Es war im Programm anheimgestellt, für die Kalk und die General-Agenturen eine gemeinschaftliche „Verkehrshalle“ herzustellen, an welcher die für den Verkehr des Publikums dienenden Schalter-Einrichtungen – vier unter Hinzurechnung des Schalters für Hypotheken-Angelegenheiten, das für die Verkehrshalle zwar nicht als unbedingt nothwendig, jedoch erwünscht bezeichnet wurde liegen sollten. Schon in der Programm-Vorschrift, dass in diesem Vorraume dem Publikum Gelegenheit geboten werden soll, ungestört vor den Schaltern seine Geschäfte abwickeln zu können, und dass hier Sitze und Schreibgelegenheit vorzusehen seien, liegt die Hinweisung, dass es sich hierbei nicht blos um eine Korridor-Ausbildung handeln sollte. Und doch hatten sich viele Entwürfe mit einer Erweiterung des Geschäfts-Korridors begnügt, wobei von einem ungestörten Verweilen des Publikums vor den Schalter-Einrichtungen nicht die Rede sein kann. Da oft Privat-Angelegenheiten, z. B. in Lebensversicherungs- und Hypothekensachen, unter vier Augen besprochen werden sollen, so kann nur eine Lösung erwünscht erscheinen, bei welcher diesem Gesichtspunkte durch getrennte Vorbeiführung des Geschäfts-Korridors Rechnung getragen ist. Es sind verschiedene Entwürfe vorhanden, welche dieser wichtigen Voraussetzung vollkommen genügen, während allerdings die grössere Mehrzahl sich leicht damit abgefunden hat. Bei manchen sind die Schalter in den Korridoren versteckt, also kaum zu finden; bei anderen sind die Schalter nicht vereint, z. B. in zwei Vorräumen rechts und links am Haupt-Eingang untergebracht, wogegen sich in geschäftlicher Beziehung an und für sich nichts zu erinnern findet.

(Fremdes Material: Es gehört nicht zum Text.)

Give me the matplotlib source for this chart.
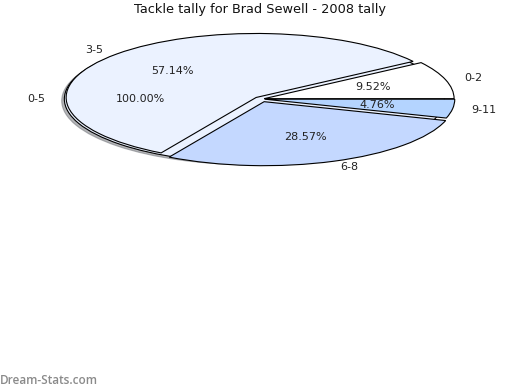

Abbildg. 2 – Entwurf von Solf & Wichards in Berlin. Ein 2. Preis

Die zweckmässigste Lösung würde hiernach die Herstellung eines grossen Zentralraumes sein, an welchem sämmtliche Schalter liegen, wie das z. B. im preisgekrönten Entwurf von Reimer & Körte geschehen ist. Hier ist der ganze Innenhof mit einer Oberlicht-Konstruktion überdeckt, welche auch einen erheblichen Theil der Geschäftsräume beleuchtet. Wenn freilich auch diese Anwendung von Oberlicht im Programm nicht ausgeschlossen war, so ist doch ein zu weit gehender Gebrauch davon für Geschäftszimmer immerhin bedenklich: man denke nur an die schwüle Luft, die sich im heissen Sommer unter solcher Glasdecke entwickelt, ferner an die mannichfachen Unzuträglichkeiten im Winter bei Schneefall, Regen und Nebel! Wie soll der Schnee geräumt werden? Schon die Herabführung der Abfallrohre, welche nur innerhalb oder neben den eisernen Säulen, also im Geschäftsraume selbst bewirkt werden könnte, bietet erhebliche Schwierigkeiten, so dass nach allem trotz mancher Vorzüge einer Vereinigung des geschäftlichen Verkehrs in einer solchen Zentralhalle eine freie Hofanordnung sich durch grössere Vortheile für die Gebäude-Konstruktion und auch für die übrige Grundriss-Gestaltung auszeichnen muss.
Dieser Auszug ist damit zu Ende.